The pending $15-billion sale of American International Group's (AIG) life-insurance unit to MetLife is facing tax issues that may require a ruling from the internal revenue service of the US administration, according to media reports.

Quoting people familiar with the matter, The Wall Street Journal (WSJ) said the pending $15-billion sale of AIG's American Life Insurance Co (Alico) to MetLife is being held up by a tax dispute that may require a ruling from the internal revenue service (IRS).

According to the daily, the issue is whether Alico would remain exempt from a crucial 2004 IRS ruling.

As per the IRS ruling, insurers requires to withhold US taxes on income distributed to foreign clients who own their annuities and life-insurance products.

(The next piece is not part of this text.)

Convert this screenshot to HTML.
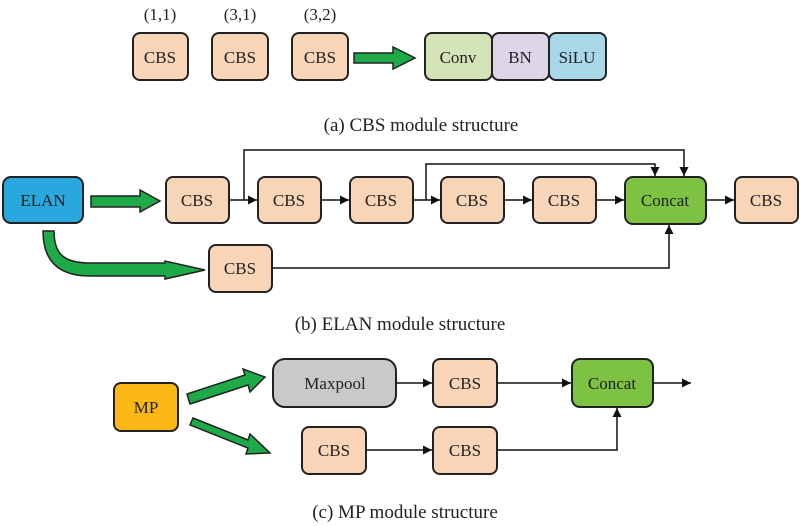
<!DOCTYPE html>
<html><head><meta charset="utf-8"><style>
html,body{margin:0;padding:0;background:#fff;}
svg{display:block;}
text{font-family:"Liberation Serif",serif;fill:#222;}
</style></head><body>
<svg width="800" height="526" viewBox="0 0 800 526" xmlns="http://www.w3.org/2000/svg">
<defs>
<marker id="ah" viewBox="0 0 10 10" refX="10" refY="5" markerWidth="9" markerHeight="9" markerUnits="userSpaceOnUse" orient="auto"><path d="M0,0 L10,5 L0,10 z" fill="#111"/></marker>
</defs>
<g stroke="#222" stroke-width="2">
<!-- (a) -->
<rect x="133" y="33" width="55" height="47" rx="7" fill="#f9d5b8"/>
<rect x="212" y="33" width="56" height="47" rx="7" fill="#f9d5b8"/>
<rect x="292" y="33" width="56" height="47" rx="7" fill="#f9d5b8"/>
<rect x="425" y="33" width="67" height="47" rx="7" fill="#d5e4b8"/>
<rect x="492" y="33" width="57" height="47" rx="7" fill="#dcd5e8"/>
<rect x="549" y="33" width="57" height="47" rx="7" fill="#a8d8e8"/>
<path d="M354,53 H393 V47 L415,58 L393,69 V63 H354 Z" fill="#1faa4a" stroke-width="1.5"/>
<!-- (b) -->
<rect x="3" y="177" width="80" height="46" rx="8" fill="#29a8e0"/>
<rect x="166" y="177" width="63" height="46" rx="7" fill="#f9d5b8"/>
<rect x="258" y="177" width="63" height="46" rx="7" fill="#f9d5b8"/>
<rect x="350" y="177" width="63" height="46" rx="7" fill="#f9d5b8"/>
<rect x="441" y="177" width="63" height="46" rx="7" fill="#f9d5b8"/>
<rect x="533" y="177" width="63" height="46" rx="7" fill="#f9d5b8"/>
<rect x="625" y="177" width="81" height="47" rx="8" fill="#7dc242"/>
<rect x="735" y="177" width="63" height="46" rx="7" fill="#f9d5b8"/>
<rect x="209" y="245" width="63" height="47" rx="7" fill="#f9d5b8"/>
<path d="M91,196 H140 V190 L160,201 L140,212 V207 H91 Z" fill="#1faa4a" stroke-width="1.5"/>
<path d="M43,231 H54 C54,255 65,263 90,263 H165 V261 L205,270 L165,279 V276 H90 C60,276 43,262 43,231 Z" fill="#1faa4a" stroke-width="1.5"/>
<!-- (c) -->
<rect x="114" y="383" width="64" height="48" rx="7" fill="#fbb814"/>
<rect x="273" y="359" width="123" height="48" rx="12" fill="#c8c9cb"/>
<rect x="433" y="359" width="64" height="48" rx="7" fill="#f9d5b8"/>
<rect x="572" y="359" width="81" height="48" rx="8" fill="#7dc242"/>
<rect x="302" y="427" width="64" height="47" rx="7" fill="#f9d5b8"/>
<rect x="433" y="427" width="64" height="47" rx="7" fill="#f9d5b8"/>
<path d="M187,394 L245,375 L243,369 L265,377 L250,392 L248,385 L190,404 Z" fill="#1faa4a" stroke-width="1.5"/>
<path d="M193,418 L248,440 L250,434 L270,453 L246,454 L248,448 L190,425 Z" fill="#1faa4a" stroke-width="1.5"/>
</g>
<g stroke="#111" stroke-width="1.5" fill="none">
<line x1="229" y1="200" x2="257" y2="200" marker-end="url(#ah)"/>
<polyline points="244,200 244,150 684,150 684,176" marker-end="url(#ah)"/>
<line x1="321" y1="200" x2="349" y2="200" marker-end="url(#ah)"/>
<line x1="413" y1="200" x2="440" y2="200" marker-end="url(#ah)"/>
<polyline points="426,200 426,164 655,164 655,176" marker-end="url(#ah)"/>
<line x1="504" y1="200" x2="532" y2="200" marker-end="url(#ah)"/>
<line x1="596" y1="200" x2="624" y2="200" marker-end="url(#ah)"/>
<line x1="706" y1="200" x2="734" y2="200" marker-end="url(#ah)"/>
<polyline points="272,268 669,268 669,225" marker-end="url(#ah)"/>
<line x1="396" y1="383" x2="432" y2="383" marker-end="url(#ah)"/>
<line x1="497" y1="383" x2="571" y2="383" marker-end="url(#ah)"/>
<line x1="653" y1="383" x2="691" y2="383" marker-end="url(#ah)"/>
<line x1="366" y1="450" x2="432" y2="450" marker-end="url(#ah)"/>
<polyline points="497,450 617,450 617,408" marker-end="url(#ah)"/>
</g>
<g font-size="17" text-anchor="middle">
<text x="160" y="20">(1,1)</text>
<text x="240" y="20">(3,1)</text>
<text x="320" y="20">(3,2)</text>
<text x="160" y="63">CBS</text>
<text x="240" y="63">CBS</text>
<text x="320" y="63">CBS</text>
<text x="458" y="63">Conv</text>
<text x="520" y="63">BN</text>
<text x="577" y="63">SiLU</text>
<text x="43" y="206">ELAN</text>
<text x="197" y="206">CBS</text>
<text x="289" y="206">CBS</text>
<text x="381" y="206">CBS</text>
<text x="472" y="206">CBS</text>
<text x="564" y="206">CBS</text>
<text x="665" y="206">Concat</text>
<text x="766" y="206">CBS</text>
<text x="240" y="274">CBS</text>
<text x="146" y="413">MP</text>
<text x="335" y="389">Maxpool</text>
<text x="465" y="389">CBS</text>
<text x="612" y="389">Concat</text>
<text x="334" y="456">CBS</text>
<text x="465" y="456">CBS</text>
</g>
<g font-size="19" text-anchor="middle">
<text x="421" y="131">(a)  CBS module structure</text>
<text x="400" y="330">(b)  ELAN module structure</text>
<text x="405" y="518">(c)  MP module structure</text>
</g>
</svg>
</body></html>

The company has considered itself exempt from the IRS ruling since it only sells policies to non-US citizens who reside abroad and it earns more than 80 per cent of its income overseas, the report noted.

The government-controlled insurer has asked the IRS for a "private letter ruling" to confirm its interpretation that Alico is exempt from the tax-withholding requirement, the report said.

The tax issue could put the treasury department, as overseer of the IRS, in an awkward situation. The treasury is supervising AIG while trying to recoup taxpayers' $120 billion-odd investment in AIG and related entities.

The WSJ report further said that US treasury officials have told AIG that the company won't get any special treatment from the IRS.

The tax issue so far has not derailed talks between the two companies, and AIG's sale of Alico to MetLife is expected to proceed, but a final deal has been pushed back several times as a result.

AIG has reportedly announced almost a year ago that it would sell Alico to raise about $9 billion.